Art of Lodging: Hotels Offer Artists in Residence

The New York Times: “As hotels work harder to distinguish themselves in the age of Airbnb, many have focused on using local art to give their décor a one-of-a-kind look. But with artist-in-residence programs, some hotels in the United States and abroad are going further, aiming to make the art experience even more immersive for guests.”

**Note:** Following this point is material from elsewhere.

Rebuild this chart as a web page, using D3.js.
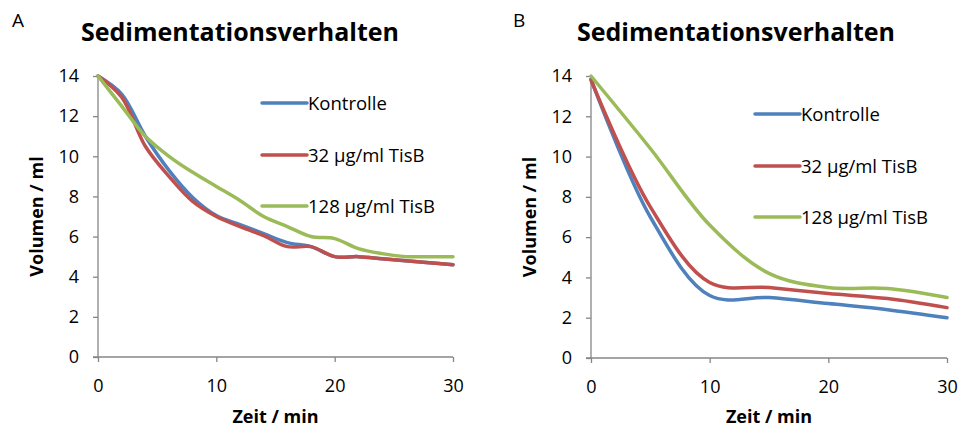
<!DOCTYPE html>
<html lang="de">
<head>
<meta charset="UTF-8">
<script src="https://d3js.org/d3.v7.min.js"></script>
<title>Sedimentationsverhalten</title>
<style>
  body { margin: 0; background: #fff; }
  text { font-family: "Open Sans", sans-serif; fill: #000; }
</style>
</head>
<body>
<svg id="chart" width="962" height="428"></svg>
<script>
// --- data ---
const seriesNames = ["Kontrolle", "32 µg/ml TisB", "128 µg/ml TisB"];
const seriesColors = ["#4F81BD", "#C0504D", "#9BBB59"];

const timeA      = [0, 2, 4, 6, 8, 10, 12, 14, 16, 18, 20, 22, 24, 26, 28, 30];
const kontrolleA = [14, 13.1, 11.0, 9.3, 7.95, 7.05, 6.6, 6.15, 5.7, 5.5, 5.0, 5.0, 4.9, 4.8, 4.7, 4.6];
const tisb32A    = [14, 12.95, 10.5, 9.0, 7.75, 7.0, 6.5, 6.05, 5.5, 5.5, 5.0, 5.0, 4.9, 4.8, 4.7, 4.6];
const tisb128A   = [14, 12.5, 11.0, 10.0, 9.2, 8.5, 7.8, 7.0, 6.5, 6.0, 5.9, 5.4, 5.15, 5.0, 5.0, 5.0];

const timeB      = [0, 5, 10, 15, 20, 25, 30];
const kontrolleB = [13.85, 7.0, 3.1, 3.0, 2.7, 2.4, 2.0];
const tisb32B    = [13.8, 7.5, 3.75, 3.5, 3.2, 2.95, 2.5];
const tisb128B   = [14, 10.4, 6.6, 4.2, 3.5, 3.45, 3.0];

const xTicks = [0, 10, 20, 30];
const yTicks = [0, 2, 4, 6, 8, 10, 12, 14];

const title = "Sedimentationsverhalten";
const xTitle = "Zeit / min";
const yTitle = "Volumen / ml";

const svg = d3.select("#chart");

function drawPanel(cfg, time, series) {
  const g = svg.append("g");
  const x = d3.scaleLinear().domain([0, 30]).range([cfg.left, cfg.right]);
  const y = d3.scaleLinear().domain([0, 14]).range([cfg.bottom, cfg.top]);

  // panel letter + title
  g.append("text").attr("x", cfg.letterX).attr("y", 27)
    .attr("font-size", 19).text(cfg.letter);
  g.append("text").attr("x", cfg.titleX).attr("y", 41)
    .attr("text-anchor", "middle").attr("font-size", 25).attr("font-weight", "bold")
    .text(title);

  // axes
  const yAxis = g.append("g").attr("transform", `translate(${cfg.left},0)`)
    .call(d3.axisLeft(y).tickValues(yTicks).tickSize(5).tickPadding(14));
  const xAxis = g.append("g").attr("transform", `translate(0,${cfg.bottom})`)
    .call(d3.axisBottom(x).tickValues(xTicks).tickSize(5).tickPadding(17));
  [xAxis, yAxis].forEach(a => {
    a.select(".domain").attr("stroke", "#868686").attr("stroke-width", 1.3);
    a.selectAll(".tick line").attr("stroke", "#868686").attr("stroke-width", 1.3);
    a.selectAll(".tick text").attr("font-size", 18).attr("font-family", "Open Sans").attr("fill", "#000");
  });
  // plain axis lines without the outer end ticks
  yAxis.select(".domain").attr("d", `M0,${cfg.bottom}V${cfg.top}`);
  xAxis.select(".domain").attr("d", `M${cfg.left - 5},0H${cfg.right}`);

  g.append("text").attr("x", (cfg.left + cfg.right) / 2).attr("y", 423)
    .attr("text-anchor", "middle").attr("font-size", 18).attr("font-weight", "bold")
    .text(xTitle);
  g.append("text")
    .attr("transform", `translate(${cfg.yTitleX},${(cfg.top + cfg.bottom) / 2}) rotate(-90)`)
    .attr("text-anchor", "middle").attr("dy", "0.35em")
    .attr("font-size", 18).attr("font-weight", "bold")
    .text(yTitle);

  // lines
  const line = d3.line()
    .x(d => x(d[0])).y(d => y(d[1]))
    .curve(d3.curveCatmullRom.alpha(0.5));
  series.forEach((vals, i) => {
    g.append("path")
      .datum(time.map((t, j) => [t, vals[j]]))
      .attr("fill", "none")
      .attr("stroke", seriesColors[i])
      .attr("stroke-width", 3.5)
      .attr("stroke-linejoin", "round")
      .attr("stroke-linecap", "round")
      .attr("d", line);
  });

  // legend
  seriesNames.forEach((name, i) => {
    const ly = cfg.legendY[i];
    g.append("line").attr("x1", cfg.legendX1).attr("x2", cfg.legendX2)
      .attr("y1", ly).attr("y2", ly)
      .attr("stroke", seriesColors[i]).attr("stroke-width", 3.5).attr("stroke-linecap", "round");
    g.append("text").attr("x", cfg.legendX2 + 1).attr("y", ly).attr("dy", "0.36em")
      .attr("font-size", 18.5).text(name);
  });
}

drawPanel({ letter: "A", letterX: 12, titleX: 240, left: 98, right: 453, top: 76, bottom: 357,
  yTitleX: 37, legendX1: 262, legendX2: 307, legendY: [103, 155, 206] },
  timeA, [kontrolleA, tisb32A, tisb128A]);

drawPanel({ letter: "B", letterX: 513, titleX: 736, left: 591, right: 947, top: 76, bottom: 358,
  yTitleX: 530, legendX1: 755, legendX2: 800, legendY: [114, 166, 217] },
  timeB, [kontrolleB, tisb32B, tisb128B]);
</script>
</body>
</html>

“Under the programs, artists are often paid to stay and work at the hotels, letting guests interact with them and gain insights into their creations that go far beyond what a visit to museum or gallery can impart … At the Vendue in Charleston, S.C., the current artist is Fred Jamar … Most of the time he works in a studio on the ground floor that guests are encouraged to visit. On Thursday evenings, he paints during dinner in the hotel’s restaurant, the Drawing Room.”

“Residencies are not limited to visual artists. At the Hotel El Ganzo in San José del Cabo, Mexico, the artist-in-residence program has included visual artists and musicians who record in the hotel’s 1,700-square-foot studio and perform for guests on the hotel’s roof.” At a hotel in Tuscany, “residencies include a jazz vocalist, an opera singer and choreographer, a set and costume designer and a neurologist, who will give lectures.”